More than one person had tried to lure me to Florida from Kentucky but I knew better than to go there. It's been filled with crime and the potential for it with thousands of miles of boat docks since I was there in the 1970's. Folks must retire in Florida for more than one reason. Even in 1973 it was protecting criminals.

So when I went to Richmond, Kentucky to speak with the folks at Criminal Justice training, I was actually returning some things that had been stolen by drywall workers, including Elmer Begley who was employed by Mr. Prewitt. At first Criminal Justice said they'd send someone out to pick up the belongings, but then asked that I drive the stolen goods there, personally.

They thanked me, shook my hand, took my picture holding up the stolen shirt, and sent me home believing they would clean up the area where I'd experienced so many horrors with my animals. I had given them stacks of papers of information, and all I'd been suffering.

Nothing ever happened, and the locals kept up with the sabotage and horrors.

Since the year was 2001 and none of my problems stopped after speaking with those authorities, I figured they were involved in the crimes, any investigations had been quashed, or both. After reading that John Bizzack headed Criminal Justice, and the book "the Bluegrass Conspiracy," there wasn't a doubt in my mind.
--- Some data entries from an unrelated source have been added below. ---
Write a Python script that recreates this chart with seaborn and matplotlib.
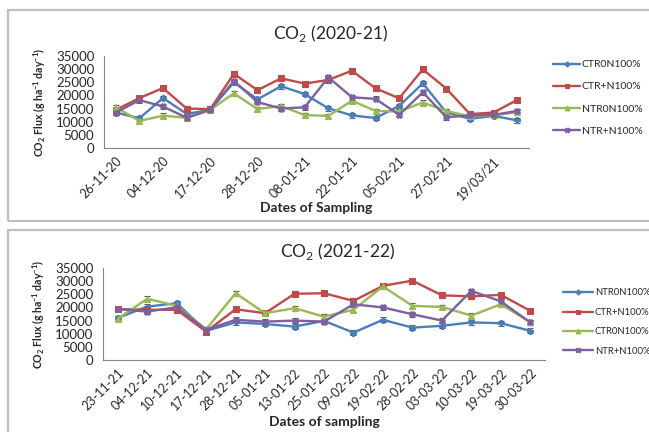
import matplotlib
matplotlib.use("Agg")
import matplotlib.pyplot as plt
from matplotlib.patches import Rectangle
import numpy as np
import pandas as pd
import seaborn as sns

# 2020-21 season
dates_1 = ["26-11-20", "", "04-12-20", "", "17-12-20", "", "28-12-20", "", "08-01-21", "",
           "22-01-21", "", "05-02-21", "", "27-02-21", "", "19/03/21", ""]
ctr0_1 = [13500, 11300, 19000, 13000, 14500, 25000, 18500, 23500, 20500, 15100,
          12400, 11400, 16000, 24600, 13500, 11100, 12200, 10500]
ctrn_1 = [14500, 19000, 22800, 15000, 14800, 28200, 22000, 26500, 24500, 25900,
          29400, 22700, 18900, 29900, 22600, 12900, 13500, 18300]
ntr0_1 = [15500, 10300, 12300, 11500, 14500, 20800, 14800, 16000, 12500, 12200,
          18000, 14100, 13900, 17300, 14100, 12000, 12400, 13600]
ntrn_1 = [13500, 18200, 15800, 11500, 14500, 25500, 17500, 15000, 15500, 26900,
          19300, 18700, 12600, 21200, 11700, 12400, 12600, 14100]

# 2021-22 season
dates_2 = ["23-11-21", "04-12-21", "10-12-21", "17-12-21", "28-12-21", "05-01-21", "13-01-22",
           "25-01-22", "09-02-22", "19-02-22", "28-02-22", "03-03-22", "10-03-22", "19-03-22",
           "30-03-22"]
ntr0_2 = [16000, 20300, 21600, 11100, 14300, 13700, 12700, 14900, 10400, 15300,
          12300, 13000, 14300, 14000, 11100]
ctrn_2 = [19400, 19100, 19100, 10800, 19300, 17800, 25200, 25400, 22500, 28200,
          30200, 24600, 24200, 24800, 18700]
ctr0_2 = [15700, 23300, 20600, 11700, 25400, 17800, 19700, 16500, 19100, 28000,
          20600, 20200, 16900, 21200, 14400]
ntrn_2 = [19400, 18400, 20100, 11500, 15300, 14600, 15000, 14600, 21200, 20000,
          17400, 15000, 26300, 22300, 14300]

err = 900

BLUE = "#4A7EBB"
RED = "#BE4B48"
GREEN = "#98B954"
PURPLE = "#7D60A0"
GREY = "#868686"

sns.set_style("white")
plt.rcParams["font.family"] = ["Lato", "DejaVu Sans"]
plt.rcParams["mathtext.fontset"] = "custom"
plt.rcParams["mathtext.rm"] = "Lato"
plt.rcParams["mathtext.bf"] = "Lato:bold"

fig = plt.figure(figsize=(6.49, 4.32), dpi=100)

# panel frames
for y0, h in [(1 - 221 / 432, 211 / 432), (-0.1, 1 - 230 / 432 + 0.1)]:
    fig.patches.append(Rectangle((8 / 649, y0), 1.1, h, transform=fig.transFigure,
                                 fill=False, edgecolor="#BFBFBF", lw=1.6))


def panel(rect, dates, series, title, xlabel, leg_xy, leg_fs, leg_hl, leg_sp, title_y, xlab_pad):
    ax = fig.add_axes(rect)
    rows = []
    for name, vals, col, mk in series:
        for i, v in enumerate(vals):
            rows.append({"i": i, "flux": v, "series": name})
    df = pd.DataFrame(rows)
    names = [s[0] for s in series]
    sns.lineplot(data=df, x="i", y="flux", hue="series", style="series",
                 hue_order=names, style_order=names,
                 palette={s[0]: s[2] for s in series},
                 markers={s[0]: s[3] for s in series}, dashes=False,
                 lw=1.7, markersize=4.2, ax=ax, legend=True)
    for ln in ax.lines:
        ln.set_markeredgecolor(ln.get_color())
    for name, vals, col, mk in series:
        ax.errorbar(range(len(vals)), vals, yerr=err, fmt="none", ecolor="#505050",
                    elinewidth=0.8, capsize=2.5, capthick=0.8, zorder=1)
    n = len(dates)
    ax.set_xlim(-0.5, n - 0.5)
    ax.set_ylim(0, 35000)
    ax.set_yticks(range(0, 35001, 5000))
    ax.set_xticks(range(n))
    ax.set_xticklabels(dates, rotation=45, ha="right", rotation_mode="anchor", fontsize=9)
    ax.set_xticks(np.arange(-0.5, n, 1), minor=True)
    ax.tick_params(axis="x", which="major", length=0, pad=5)
    ax.tick_params(axis="x", which="minor", length=4, color=GREY, width=0.8, direction="out")
    ax.tick_params(axis="y", length=4, color=GREY, width=0.8, direction="out", labelsize=9.5, pad=3)
    for s in ["top", "right"]:
        ax.spines[s].set_visible(False)
    for s in ["left", "bottom"]:
        ax.spines[s].set_color(GREY)
        ax.spines[s].set_linewidth(0.8)
    ax.set_ylabel(r"CO$_\mathbf{2}$ Flux (g ha$^\mathbf{-1}$ day$^\mathbf{-1}$)",
                  fontsize=7.6, fontweight="bold", labelpad=6)
    ax.set_xlabel(xlabel, fontsize=10, fontweight="bold", labelpad=xlab_pad)
    fig.text(0.5 * (rect[0] * 2 + rect[2]) + 14 / 649, title_y, title, fontsize=12.5,
             ha="center", va="center")
    leg = ax.legend(loc="center left", bbox_to_anchor=leg_xy, bbox_transform=fig.transFigure,
                    frameon=False, fontsize=leg_fs, handlelength=leg_hl, labelspacing=leg_sp,
                    handletextpad=0.15, borderaxespad=0, borderpad=0)
    for h in leg.get_lines():
        h.set_markeredgecolor(h.get_color())
        h.set_markersize(3.5)
    return ax


panel([104 / 649, 1 - 148 / 432, 425 / 649, 92 / 432], dates_1,
      [("CTR0N100%", ctr0_1, BLUE, "P"), ("CTR+N100%", ctrn_1, RED, "s"),
       ("NTR0N100%", ntr0_1, GREEN, "^"), ("NTR+N100%", ntrn_1, PURPLE, "X")],
      "CO$_2$ (2020-21)", "Dates of Sampling", (553 / 649, 1 - 98 / 432), 7.5, 2.6, 1.25,
      1 - 33 / 432, 0)

panel([103 / 649, 1 - 360 / 432, 442 / 649, 92 / 432], dates_2,
      [("NTR0N100%", ntr0_2, BLUE, "P"), ("CTR+N100%", ctrn_2, RED, "s"),
       ("CTR0N100%", ctr0_2, GREEN, "^"), ("NTR+N100%", ntrn_2, PURPLE, "X")],
      "CO$_2$ (2021-22)", "Dates of sampling", (563 / 649, 1 - 322 / 432), 6.8, 3.2, 1.1,
      1 - 251 / 432, 2)

fig.savefig("out.png", dpi=100)
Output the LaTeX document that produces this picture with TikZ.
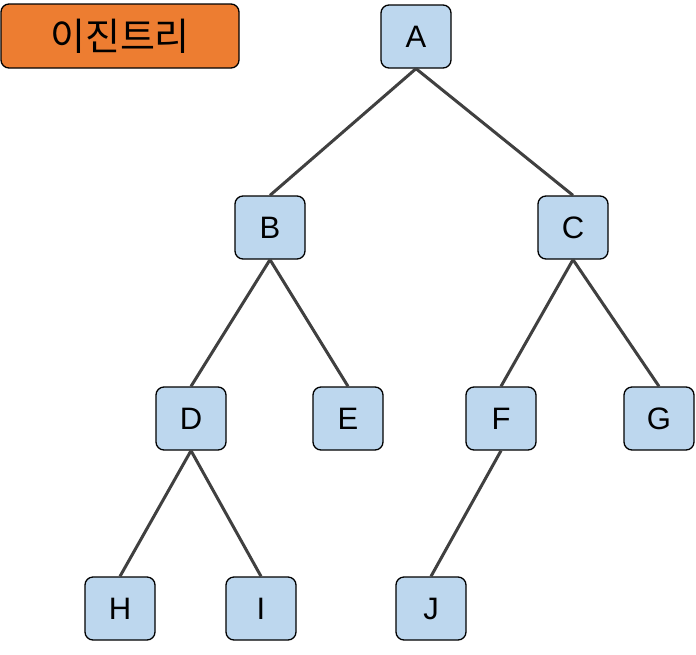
\documentclass[tikz,border=0pt]{standalone}
\usepackage{fontspec}
\setmainfont{Liberation Sans}
\newfontfamily\kor{Noto Sans CJK KR}
\definecolor{nodeblue}{HTML}{BDD7EE}
\definecolor{titleorange}{HTML}{ED7D31}
\definecolor{edgegray}{HTML}{404040}
\begin{document}
\begin{tikzpicture}[x=1pt,y=-1pt,
  treenode/.style={draw=black,line width=1.3pt,fill=nodeblue,rounded corners=8pt,
    minimum width=70pt,minimum height=63pt,inner sep=0pt,font=\fontsize{31}{34}\selectfont},
  edge/.style={draw=edgegray,line width=3pt}]
\useasboundingbox (0,0) rectangle (696,654);
\node[draw=black,line width=1.3pt,fill=titleorange,rounded corners=8pt,
  minimum width=238pt,minimum height=64pt,inner sep=0pt,
  font=\kor\fontsize{38}{40}\selectfont] (title) at (120,36) {이진트리};
\node[treenode] (A) at (416,36.5) {A};
\node[treenode] (B) at (270,227.5) {B};
\node[treenode] (C) at (573,227.5) {C};
\node[treenode] (D) at (191,418.5) {D};
\node[treenode] (E) at (348,418.5) {E};
\node[treenode] (F) at (501,418.5) {F};
\node[treenode] (G) at (659,418.5) {G};
\node[treenode] (H) at (120,608.5) {H};
\node[treenode] (I) at (261,608.5) {I};
\node[treenode] (J) at (431,608.5) {J};
\foreach \p/\c in {A/B,A/C,B/D,B/E,C/F,C/G,D/H,D/I,F/J}
  \draw[edge] (\p.south) -- (\c.north);
\end{tikzpicture}
\end{document}
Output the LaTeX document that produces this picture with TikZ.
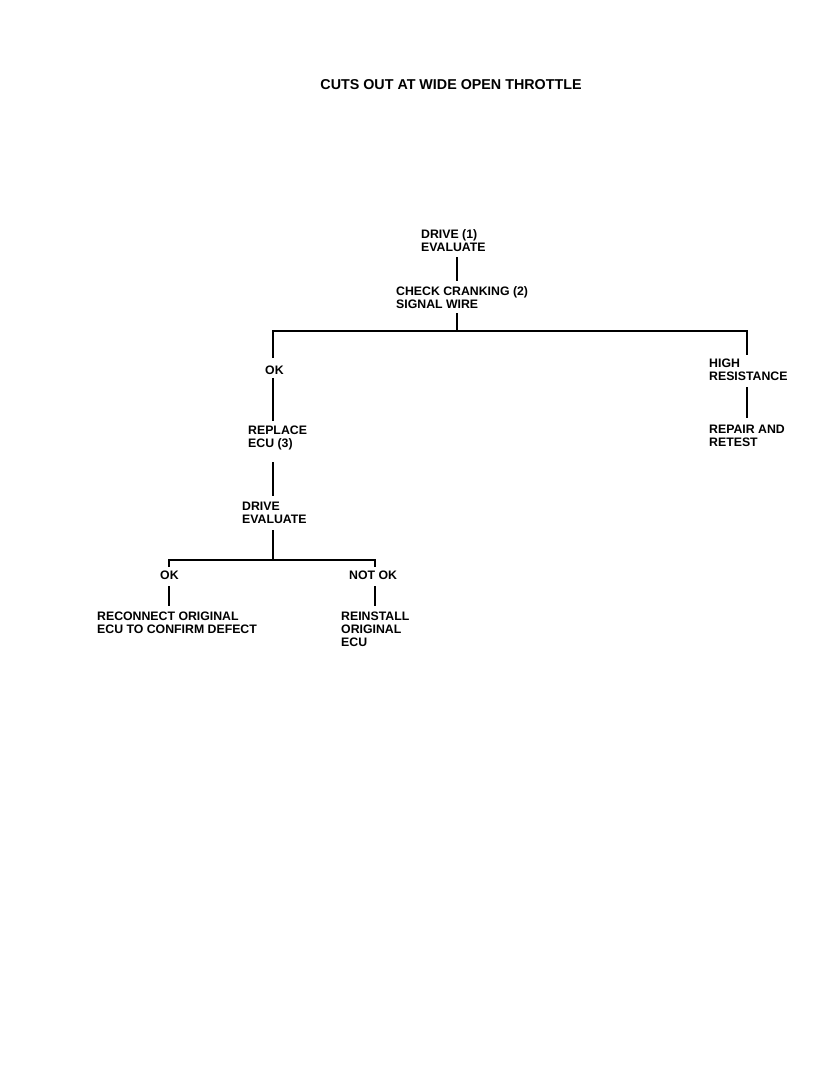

I'd called a year or so later and asked for Detective Jude, whom I'd spoken with personally in the visit. He had retired.

When a police organization acts as though it's taking a cause, and tackling crime, and then doesn't it will lead a person to keep quiet believing an underground investigation is ongoing. It's just another tactic, and I'd experienced so many with respect to the justice system and "the law," I'd come to believe this country is and was and will continue to be: a Narco Republic.

At the onset of my Kentucky experience a female attorney had warned me, "You be very, very careful. There are attorneys in Kentucky who will get you killed." She was leaving the state, and I recall thinking to myself, "Lawyers get folks killed?" It was another astonishment after being a corporate wife and removed from the "real world" for 23 years.

Twelve years later, and twelve years older, and twelve years sicker, my Mother would say, "Live, and learn."